Les Fleurs bleues (1965, Raymond Queneau)

Publié le par GouxMathieu

   Pendant les vacances de noël, je suis revenu à de vieilles amours : la littérature expérimentale, décalée, surréaliste, lunaire. Par hasard, je trouvais en seconde main Les Fleurs bleues, que j'avais parcouru jadis, que j'ai perdu depuis, que j'ai retrouvé alors. Mon âge avançant, ce fut comme le redécouvrir, et il est plus plaisant que jamais.

 

 

   Lorsque j'ai pour la première fois évoqué Raymond Queneau sur ce journal, ce fut pour ses Exercices de Style, évidemment, sans doute de tous celui qu'on cite le mieux. Les Fleurs bleues de travailler encore une fois sur la langue, sur sa mélodie, sur l'arbitraire de son signe, sur les espaces qu'elle laisse de mot en mot, de phrase en phrase ; mais elles ajoutent aux Exercices des dimensions supplémentaires, de l'intrigue, de l'émotion, du drame voire, dans ces destins croisés de Cidrolin et du Duc d'Auge, de la péniche que jouxte le camping aux préadamites dessinateurs.

   L'idée première est sans doute assez connue ; du moins, on en parle régulièrement dans les études littéraires. Ce roman propose d'alterner deux points de vue, qui finiront par se superposer : celui du Duc d'Auge, un noble du temps qui part en guerre, plus ou moins ouverte, avec le Roi de France et qui cherche le secret de l'immortalité ; et celui de Cidrolin, paisible pénichier qui ne désire que dormir, mais qui est incessamment embêté par les touristes lui demandant le chemin du camping et qui doit repeindre sa palissade, régulièrement noircie d'insultes proférées à son encontre.

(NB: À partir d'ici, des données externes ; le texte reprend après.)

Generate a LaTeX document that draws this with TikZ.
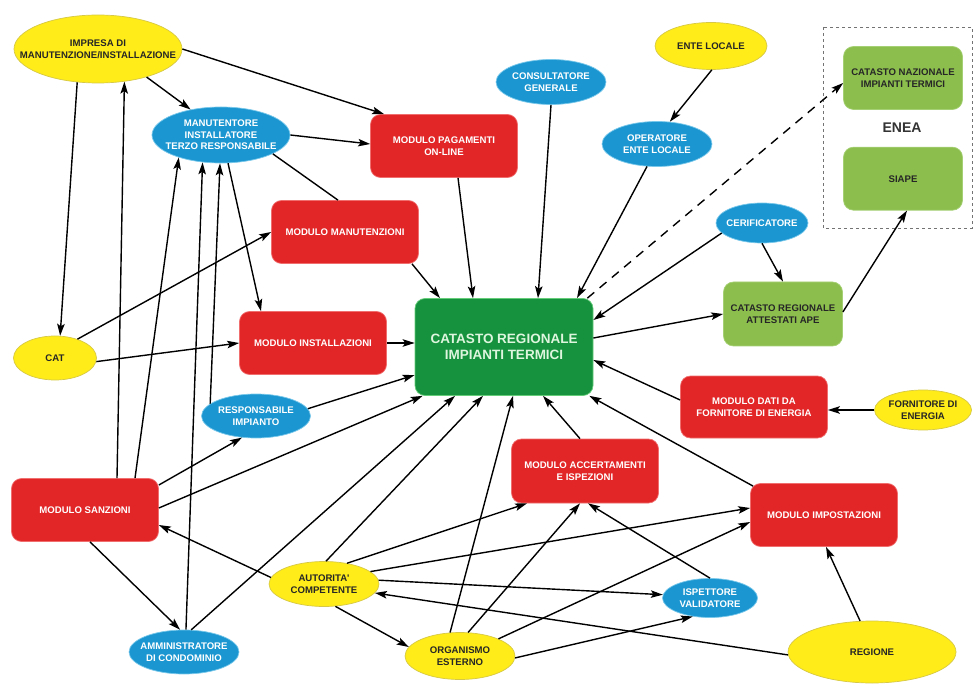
\documentclass[tikz,border=0pt]{standalone}
\usepackage{fontspec}
\setmainfont{Liberation Sans}
\usetikzlibrary{positioning,arrows.meta,shapes.geometric}
\definecolor{yelfill}{RGB}{255,236,24}
\definecolor{yeldraw}{RGB}{214,200,70}
\definecolor{blufill}{RGB}{28,150,208}
\definecolor{bludraw}{RGB}{120,200,235}
\definecolor{redfill}{RGB}{226,38,40}
\definecolor{reddraw}{RGB}{240,110,110}
\definecolor{grnfill}{RGB}{140,190,78}
\definecolor{grndraw}{RGB}{165,208,115}
\definecolor{corefill}{RGB}{22,146,62}
\definecolor{coredraw}{RGB}{100,205,120}
\definecolor{corefont}{RGB}{222,246,222}
\tikzset{
  elli/.style  ={ellipse, inner xsep=-8pt, inner ysep=0pt, align=center, line width=0.7pt},
  yel/.style   ={elli, fill=yelfill, draw=yeldraw, text=black!85},
  blu/.style   ={elli, fill=blufill, draw=bludraw, text=white},
  box/.style   ={draw, rounded corners=10pt, inner sep=0pt, align=center, line width=0.7pt,
                 minimum width=147pt, minimum height=63pt},
  mod/.style   ={box, fill=redfill, draw=reddraw, text=white},
  grnbox/.style={box, fill=grnfill, draw=grndraw, text=black!85, minimum width=119pt},
  core/.style  ={box, fill=corefill, draw=coredraw, text=corefont, font=\fontsize{13.5}{16.5}\selectfont\bfseries,
                 minimum width=178pt, minimum height=97pt},
  fl/.style    ={-{Stealth[length=12pt,width=7.5pt,inset=2.5pt]}, line width=1.4pt},
  dfl/.style   ={fl, dash pattern=on 9pt off 7pt},
  ln/.style    ={line width=1.4pt},
  grp/.style   ={draw=black!55, dash pattern=on 3pt off 3pt, line width=0.8pt}
}

\begin{document}
\begin{tikzpicture}[x=1pt, y=-1pt, font=\fontsize{9.6}{11.6}\selectfont\bfseries]
  \useasboundingbox (0,0) rectangle (974,684);

  \node[yel, minimum width=168pt, minimum height=68pt, inner xsep=-19pt](impresa) at (98,49) {IMPRESA DI\\MANUTENZIONE/INSTALLAZIONE};
  \node[blu, minimum width=138pt, minimum height=56pt](manut) at (221,135) {MANUTENTORE\\INSTALLATORE\\TERZO RESPONSABILE};
  \node[mod](pagamenti) at (444,146) {MODULO PAGAMENTI\\ON-LINE};
  \node[blu, minimum width=110pt, minimum height=45pt](consult) at (551,82) {CONSULTATORE\\GENERALE};
  \node[yel, minimum width=112pt, minimum height=47pt](entelocale) at (711,46) {ENTE LOCALE};
  \node[blu, minimum width=110pt, minimum height=45pt](operatore) at (657,144) {OPERATORE\\ENTE LOCALE};

  % ENEA
  \draw[grp] (823,27) rectangle (972,228);
  \node[grnbox](nazionale) at (903,78) {CATASTO NAZIONALE\\IMPIANTI TERMICI};
  \node[grnbox, below=37pt of nazionale](siape) {SIAPE};
  \node[font=\fontsize{14}{16}\selectfont\bfseries, text=black!80](enea) at (902,128) {ENEA};

  \node[blu, minimum width=92pt, minimum height=40pt](certif) at (762,223) {CERIFICATORE};
  \node[grnbox, minimum height=64pt](ape) at (783,314) {CATASTO REGIONALE\\ATTESTATI APE};
  \node[core](catasto) at (504,347) {CATASTO REGIONALE\\IMPIANTI TERMICI};
  \node[mod](manutenzioni) at (345,232) {MODULO MANUTENZIONI};
  \node[mod](installazioni) at (313,343) {MODULO INSTALLAZIONI};
  \node[yel, minimum width=83pt, minimum height=44pt](cat) at (55,358) {CAT};
  \node[blu, minimum width=109pt, minimum height=44pt](responsabile) at (256,416) {RESPONSABILE\\IMPIANTO};
  \node[mod](sanzioni) at (85,510) {MODULO SANZIONI};
  \node[blu, minimum width=110pt, minimum height=44pt](amministratore) at (184,652) {AMMINISTRATORE\\DI CONDOMINIO};
  \node[yel, minimum width=110pt, minimum height=45pt](autorita) at (324,584) {AUTORITA\textquotesingle\\COMPETENTE};
  \node[yel, minimum width=110pt, minimum height=47pt](organismo) at (460,656) {ORGANISMO\\ESTERNO};
  \node[mod, minimum height=64pt](accertamenti) at (585,471) {MODULO ACCERTAMENTI\\E ISPEZIONI};
  \node[mod, minimum height=62pt](dati) at (754,407) {MODULO DATI DA\\FORNITORE DI ENERGIA};
  \node[yel, minimum width=97pt, minimum height=40pt](fornitore) at (923,410) {FORNITORE DI\\ENERGIA};
  \node[mod](impostazioni) at (824,515) {MODULO IMPOSTAZIONI};
  \node[blu, minimum width=95pt, minimum height=39pt](ispettore) at (710,598) {ISPETTORE\\VALIDATORE};
  \node[yel, minimum width=168pt, minimum height=62pt](regione) at (872,652) {REGIONE};

  % top left
  \draw[fl](impresa.-30)--(manut.140);
  \draw[fl](impresa.east)--([xshift=14pt]pagamenti.north west);
  \draw[fl](impresa.-122)--(cat.77);
  \draw[fl]([xshift=32pt]sanzioni.north)--(impresa.-51);
  \draw[fl]([xshift=50pt]sanzioni.north)--(manut.-152);
  \draw[fl](amministratore.85)--(manut.-124);
  \draw[fl](responsabile.165)--(manut.-92);
  \draw[fl](manut.-76)--([xshift=-52pt]installazioni.north);
  \draw[fl](manut.east)--([yshift=2pt]pagamenti.west);
  \draw[ln](manut.-20)--([xshift=-7pt]manutenzioni.north);
  \draw[fl](cat.40)--(manutenzioni.west);
  \draw[fl](cat.-5)--(installazioni.west);

  % into the regional register
  \draw[fl]([xshift=67pt]manutenzioni.south)--([xshift=-64pt]catasto.north);
  \draw[fl]([xshift=14pt]pagamenti.south)--([xshift=-31pt]catasto.north);
  \draw[fl](consult.south)--([xshift=34pt]catasto.north);
  \draw[fl](operatore.-114)--([xshift=73pt]catasto.north);
  \draw[fl](entelocale.-88)--(operatore.60);
  \draw[fl](installazioni.east)--(installazioni.east -| catasto.west);
  \draw[fl](responsabile.8)--([yshift=-28pt]catasto.west);
  \draw[fl]([yshift=2pt]sanzioni.east)--([xshift=8pt]catasto.south west);
  \draw[fl](amministratore.72)--([xshift=-49pt]catasto.south);
  \draw[fl](autorita.85)--([xshift=-21pt]catasto.south);
  \draw[fl](organismo.113)--([xshift=9pt]catasto.south);
  \draw[fl]([xshift=-5pt]accertamenti.north)--([xshift=39pt]catasto.south);
  \draw[fl]([shift={(3pt,-3pt)}]impostazioni.north west)--([xshift=-4pt]catasto.south east);
  \draw[fl]([yshift=7pt]dati.west)--([yshift=-13pt]catasto.east);
  \draw[fl](certif.-166)--([yshift=27pt]catasto.east);

  % right side
  \draw[dfl]([xshift=-6pt]catasto.north east)--([yshift=-5pt]nazionale.west);
  \draw[fl](certif.south)--(ape.north);
  \draw[fl]([yshift=9pt]catasto.east)--(ape.west);
  \draw[fl]([yshift=2pt]ape.east)--([xshift=4pt]siape.south);
  \draw[fl](fornitore)--(fornitore -| dati.east);

  % bottom
  \draw[fl]([yshift=25pt]sanzioni.east)--(responsabile.-123);
  \draw[fl]([xshift=5pt]sanzioni.south)--(amministratore.100);
  \draw[fl](autorita.173)--([yshift=-15pt]sanzioni.east);
  \draw[fl](autorita.42)--([xshift=-58pt]accertamenti.south);
  \draw[fl](autorita.15)--([yshift=7pt]impostazioni.west);
  \draw[fl](autorita.4)--(ispettore.176);
  \draw[fl](autorita.-63)--(organismo.170);
  \draw[fl](regione.-178)--(autorita.-10);
  \draw[fl](organismo.71)--([xshift=-5pt]accertamenti.south);
  \draw[fl](organismo.24)--([yshift=-7pt]impostazioni.west);
  \draw[fl](organismo.-2)--(ispettore.-133);
  \draw[fl](ispettore.north)--([xshift=3pt]accertamenti.south);
  \draw[fl](regione.111)--([xshift=2pt]impostazioni.south);
\end{tikzpicture}
\end{document}
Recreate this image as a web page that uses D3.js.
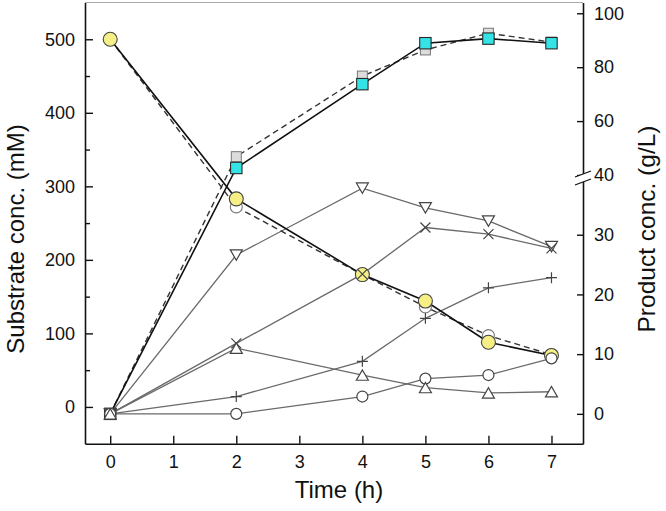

   La curiosité de ces récits croisés, c'est que nous passons rapidement de l'un à l'autre, non pas par un simple changement de chapitre, comme on a pu le voir ailleurs dans le nouveau roman, mais simplement, lorsque tel ou tel personnage s'endort ; et alors au sein de la même phrase, le Duc d'Auge se met à rêver de Cidrolin, ou Cidrolin du Duc d'Auge, et les mondes changent alors brutalement. Dans les premières pages, le choc est pour le moins violent, et on ne comprend pas alors tout à fait ce qui se passe. Au commencement, l'on met ça sur le compte de l'univers étrange que Queneau nous dépeint, ce moyen-âge alternatif, plutôt qu'absurde, cette péniche fantasque, plutôt qu'imaginaire, cet écart entre le monde des livres et le monde du réel. Bientôt cependant, l'on comprend l'astuce, notre esprit est entraîné comme un gymnaste avant la compétition : et on se laisse bercer sans y paraître, dans une joie incroyable.

   C'est encore ici que je trouve le talent le plus grand : il est courant, sans que cela ne soit facile, d'être aléatoire, de partir frontalement dans le coloré et le brigand, d'aller dans l'étrangeté parfaite, de ne plus respecter aucune règle et d'en inventer de nouvelles autres. Mais construire des mondes qui paraissent réels, si réels qu'on pourrait les toucher ; qui s'invitent dans les interstices des chroniques absentes et des amnésies historiographes ; cela demande un talent d'écriture particulier.

   Quelque part, Gagner la guerre n'est jamais que la version sérieuse des Fleurs bleues, comme si, chemin faisant, l'enfant avait cessé de faire semblant pour croire réellement à ce qu'il lisait, le Quichotte toisant évidemment, d'un côté comme de l'autre, l'enfant terrible et l'enfant prodigue avec autant de fierté que de malice. Mais je donne cependant aux Fleurs bleues l'avantage : car rarement un livre ne m'aura autant fait rire. Certes, mes ami.e.s le savent, je suis grand amateur de jeux de mots, et ce texte en regorge ; mais il y a au-delà de cela encore une bonhomie, une bienveillance, à laquelle je demeure sensible.

   Plus je lis et plus j'aime lire ; et plus je lis, et plus j'aime Queneau, étrangement. Ma bibliothèque déborde pourtant de figures tutélaires, de beaux marbres, Hugo admire Chateaubriand, qui pense à Montaigne, qui envie Ovide ; à côté Dostoïevski complimente Joyce, qui parle d'Hemingway. S'éloignant doucement de ces têtes laurées, Queneau, goguenard, s'approche du buffet, et rigole en voyant que la tache d'un verre de vin dessine comme des yeux au-dessus des olives. Et comme j'en ai assez de parler de choses sérieuses, je l'accompagne, gouailleur, dans ses bêtises d'écolier.